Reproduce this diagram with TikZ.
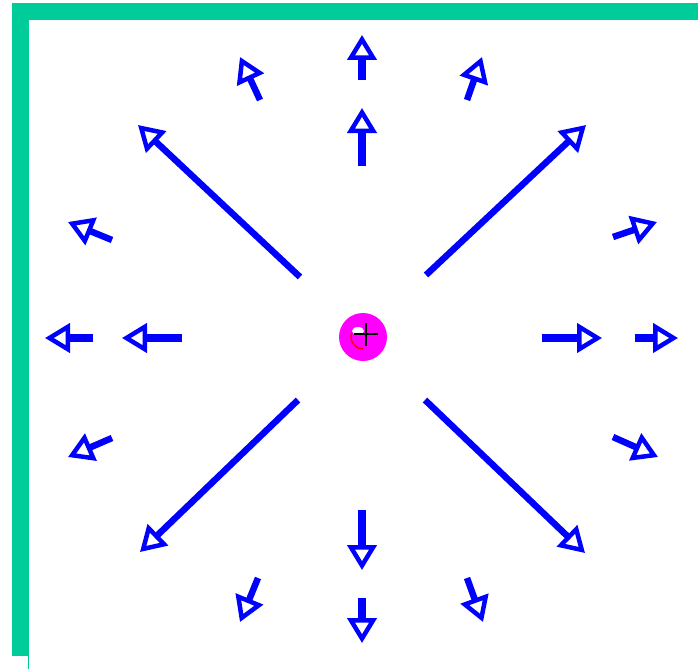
\documentclass[tikz,border=0pt]{standalone}
\usetikzlibrary{arrows.meta}
\definecolor{framegreen}{RGB}{0,204,153}
\definecolor{fieldblue}{RGB}{0,0,255}
\definecolor{pinkdot}{RGB}{255,0,255}
\tikzset{
  vec/.style={draw=fieldblue, line width=#1,
    -{Triangle[fill=white, line width=4.5pt, length=25pt, width=29pt]}},
}
\begin{document}
\begin{tikzpicture}[x=1pt,y=-1pt]
                \useasboundingbox (0,0) rectangle (698,669);
                \fill[framegreen] (12,3) rectangle (698,20);
                \fill[framegreen] (12,3) rectangle (29,656);
                \draw[framegreen, line width=1pt] (28.5,656) -- (28.5,669);
                % long diagonals
                \foreach \xa/\ya/\xb/\yb in {300/277/138/125, 426/275/586/125, 298/400/140/552, 425/400/585/553}
                \draw[vec=6.5pt] (\xa,\ya) -- (\xb,\yb);
                % on the axes
                \foreach \xa/\ya/\xb/\yb in {362/166/362/108, 362/80/362/35, 362/510/362/570, 362/598/362/643,
                                         182/338/122/338, 93/338/45/338, 542/338/602/338, 635/338/678/338}
                \draw[vec=8pt] (\xa,\ya) -- (\xb,\yb);
                % small ones in between
                \foreach \xa/\ya/\xb/\yb in {260/100/240/57, 467/100/482/57, 112/240/68/222, 112/438/68/457,
                                         613/237/657/222, 613/437/658/457, 258/578/240/622, 467/578/483/622}
                \draw[vec=6.5pt] (\xa,\ya) -- (\xb,\yb);
                % the charge
                \coordinate (centre) at (363,337);
                \fill[pinkdot] (centre) circle (24pt);
                \fill[white] (358,331) ellipse (6pt and 4pt);
                \draw[red, line width=1.5pt] (centre) ++(160:12pt) arc (160:270:12pt);
                \draw[black, line width=1.5pt] (354,334) -- (378,334) (366,323) -- (366,346);
            \end{tikzpicture}
\end{document}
******************************
Instruction: Reproduce the whole listing above word for word, but not its pictures.

Expected output:
Reproduce this diagram with TikZ.
\documentclass[tikz,border=0pt]{standalone}
\usetikzlibrary{arrows.meta}
\definecolor{framegreen}{RGB}{0,204,153}
\definecolor{fieldblue}{RGB}{0,0,255}
\definecolor{pinkdot}{RGB}{255,0,255}
\tikzset{
  vec/.style={draw=fieldblue, line width=#1,
    -{Triangle[fill=white, line width=4.5pt, length=25pt, width=29pt]}},
}
\begin{document}
\begin{tikzpicture}[x=1pt,y=-1pt]
                \useasboundingbox (0,0) rectangle (698,669);
                \fill[framegreen] (12,3) rectangle (698,20);
                \fill[framegreen] (12,3) rectangle (29,656);
                \draw[framegreen, line width=1pt] (28.5,656) -- (28.5,669);
                % long diagonals
                \foreach \xa/\ya/\xb/\yb in {300/277/138/125, 426/275/586/125, 298/400/140/552, 425/400/585/553}
                \draw[vec=6.5pt] (\xa,\ya) -- (\xb,\yb);
                % on the axes
                \foreach \xa/\ya/\xb/\yb in {362/166/362/108, 362/80/362/35, 362/510/362/570, 362/598/362/643,
                                         182/338/122/338, 93/338/45/338, 542/338/602/338, 635/338/678/338}
                \draw[vec=8pt] (\xa,\ya) -- (\xb,\yb);
                % small ones in between
                \foreach \xa/\ya/\xb/\yb in {260/100/240/57, 467/100/482/57, 112/240/68/222, 112/438/68/457,
                                         613/237/657/222, 613/437/658/457, 258/578/240/622, 467/578/483/622}
                \draw[vec=6.5pt] (\xa,\ya) -- (\xb,\yb);
                % the charge
                \coordinate (centre) at (363,337);
                \fill[pinkdot] (centre) circle (24pt);
                \fill[white] (358,331) ellipse (6pt and 4pt);
                \draw[red, line width=1.5pt] (centre) ++(160:12pt) arc (160:270:12pt);
                \draw[black, line width=1.5pt] (354,334) -- (378,334) (366,323) -- (366,346);
            \end{tikzpicture}
\end{document}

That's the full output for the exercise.